From the legendary Seabiscuit, to this year's upset winner of the Kentucky Derby, Giacomo, people the world over love the underdog - or rather, horse, in this case. The come-from-behind winners, and horses that have battled the odds to achieve the seemingly impossible have always been the ones that capture our imagination ... and our hearts.
John Gatins, the writer/director of "Dreamer: Inspired by a True Story," knew that, having spent most of his life steeped in the world of horses and horseracing. "When I was growing up, we lived near the Roosevelt Horse Farms in upstate New York," he recalls. "I used to see the horses on the way to school. Then my brother George went to work on a horse farm just down the street from us, and I would spend hours watching him work with the horses. I was only ten when I went to the racetrack for the first time. I always tell people it was a very long research process with this movie, because I have been a big horseracing fan for many years."

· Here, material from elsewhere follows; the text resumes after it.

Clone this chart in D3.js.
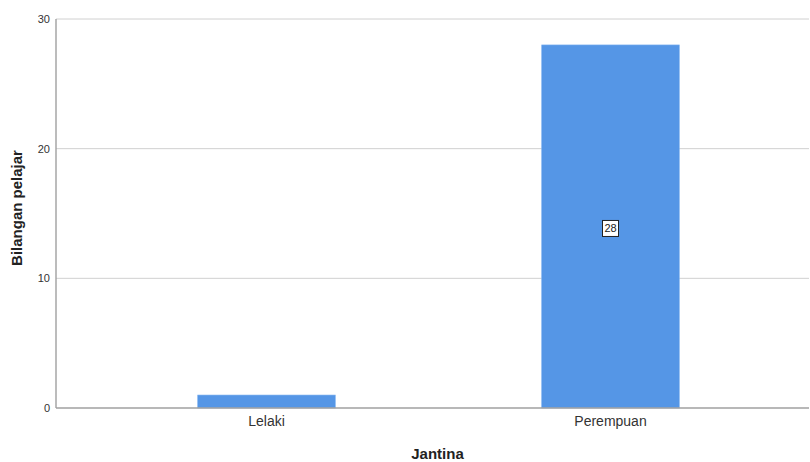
<!DOCTYPE html>
<html>
<head>
<meta charset="utf-8">
<script src="https://cdn.jsdelivr.net/npm/d3@7"></script>
<style>
  body { margin: 0; background: #fff; }
  text { font-family: Arial, "Liberation Sans", sans-serif; }
</style>
</head>
<body>
<script>
var categories = ['Lelaki', 'Perempuan'];
var counts = [1, 28];
var yTicks = [0, 10, 20, 30];
var xTitle = 'Jantina';
var yTitle = 'Bilangan pelajar';

var width = 810, height = 462;
// note: "top" is a read-only window global, so use plot* names
var plotLeft = 56, plotRight = 809, plotTop = 19, plotBottom = 408;

var svg = d3.select('body').append('svg')
  .attr('width', width).attr('height', height);

var y = d3.scaleLinear().domain([0, 30]).range([plotBottom, plotTop]);
var x = d3.scaleBand().domain(categories)
  .range([94.5, 782.5]).paddingInner(0.6).paddingOuter(0.3);

// gridlines
svg.append('g').selectAll('line')
  .data(yTicks.filter(function (d) { return d > 0; }))
  .enter().append('line')
  .attr('x1', plotLeft).attr('x2', plotRight)
  .attr('y1', function (d) { return y(d); })
  .attr('y2', function (d) { return y(d); })
  .attr('stroke', '#d0d0d0').attr('stroke-width', 1);

// bars
svg.append('g').selectAll('rect')
  .data(counts)
  .enter().append('rect')
  .attr('x', function (d, i) { return x(categories[i]); })
  .attr('width', x.bandwidth())
  .attr('y', function (d) { return y(d); })
  .attr('height', function (d) { return plotBottom - y(d); })
  .attr('fill', '#5596e6')
  .attr('stroke', '#7fb2f0').attr('stroke-width', 0.6);

// y axis
var yAxis = svg.append('g').attr('transform', 'translate(' + plotLeft + ',0)')
  .call(d3.axisLeft(y).tickValues(yTicks).tickSize(0).tickPadding(6));
yAxis.select('.domain').attr('stroke', '#a0a0a0').attr('stroke-width', 1.4)
  .attr('d', 'M0,' + plotTop + 'V' + plotBottom);
yAxis.selectAll('text').attr('font-size', 11).attr('fill', '#333');

// x axis
var xAxis = svg.append('g').attr('transform', 'translate(0,' + plotBottom + ')')
  .call(d3.axisBottom(x).tickSize(0).tickPadding(8));
xAxis.select('.domain').attr('stroke', '#a0a0a0').attr('stroke-width', 1.4)
  .attr('d', 'M' + plotLeft + ',0H' + plotRight);
xAxis.selectAll('text').attr('font-size', 14).attr('fill', '#333');

// value labels (only where bar is tall enough)
var labels = svg.append('g').selectAll('g')
  .data(counts.map(function (d, i) { return { c: categories[i], v: d }; })
    .filter(function (d) { return plotBottom - y(d.v) > 20; }))
  .enter().append('g')
  .attr('transform', function (d) {
    return 'translate(' + (x(d.c) + x.bandwidth() / 2) + ',' + (y(d.v / 2) + 2) + ')';
  });
labels.append('rect')
  .attr('x', -8).attr('y', -8).attr('width', 16).attr('height', 16)
  .attr('fill', '#fff').attr('stroke', '#222').attr('stroke-width', 1);
labels.append('text')
  .attr('text-anchor', 'middle').attr('dy', '0.35em')
  .attr('font-size', 11).attr('fill', '#222')
  .text(function (d) { return d.v; });

// titles
svg.append('text')
  .attr('x', (plotLeft + plotRight) / 2 + 5).attr('y', 459)
  .attr('text-anchor', 'middle').attr('font-size', 15).attr('font-weight', 'bold')
  .attr('fill', '#222').text(xTitle);
svg.append('text')
  .attr('transform', 'translate(22,208) rotate(-90)')
  .attr('text-anchor', 'middle').attr('font-size', 15).attr('font-weight', 'bold')
  .attr('fill', '#222').text(yTitle);
</script>
</body>
</html>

Gatins continues, "The way the New York papers described the horses—they gave them personalities; the horses came alive as actual characters. I thought it would be great to make a movie about those characters. I started going to the racetrack and following them like athletes, watching their careers as they started going for the big races, the classics. These horses are bred to race, they are bred to be super athletes, but some horses just have more heart and drive."
Gatins knew having that kind of heart and drive sometimes means more than just winning races. He wanted to write a screenplay about a horse who overcame the odds, so he started researching stories of horses who came back from what should have been career-ending—if not life-ending—injuries. It was then that he came across the story of one remarkable mare named Mariah's Storm.
A promising filly, Mariah's Storm was quickly building points towards a bid in the 1993 Breeder's Cup—in which she would have been one of the favorites—when she suddenly fractured a left front cannon bone in the Alcibiades Stakes. An injury that severe could have ended her career, but her owners and trainers did not lose faith. The fracture eventually healed, but the question of whether or not she would ever race again remained.
The question was soon answered. In September 1993, before her injury, Mariah's Storm had won the Arlington Washington Lassie, a Grade II stakes race for two-year-old fillies. After her recovery, in August 1994, she came back to win the Arlington Heights Oaks, a Grade III stakes race for three-year-old fillies. In September of the following year, she again confounded prognosticators by winning the Arlington Matron Handicap, a Grade III stakes race for three-year-old and older females, making her the only horse ever to win all three stakes races for her age class at Arlington. Her achievement was so unprecedented that there is now a race at Arlington Park named for her: the Mariah's Storm Stakes. In 1995, Mariah's Storm also won the 1995 Turfway Breeder's Cup, upsetting the favorite, Serena's Song.
Perhaps the most telling sign of Mariah's Storm's original promise has come in her progeny. She is the dam to several racing champions, the most notable of which is Giant's Causeway, the 2000 Horse of the Year and the sire of Noble Causeway, who most recently raced in the 2005 Kentucky Derby.
Other than her injury and recovery, the life and career of Mariah's Storm bears little resemblance to that of the horse at the center of John Gatins' fictional screenplay. However, Gatins was so impressed by her courage and determination—and her legacy—that Mariah's Storm became the main inspiration for his script about an injured horse named Sonador and the father and daughter (played by Kurt Russell and Dakota Fanning) whose unwavering faith gave her another chance to race for glory in "Dreamer: Inspired by a True Story."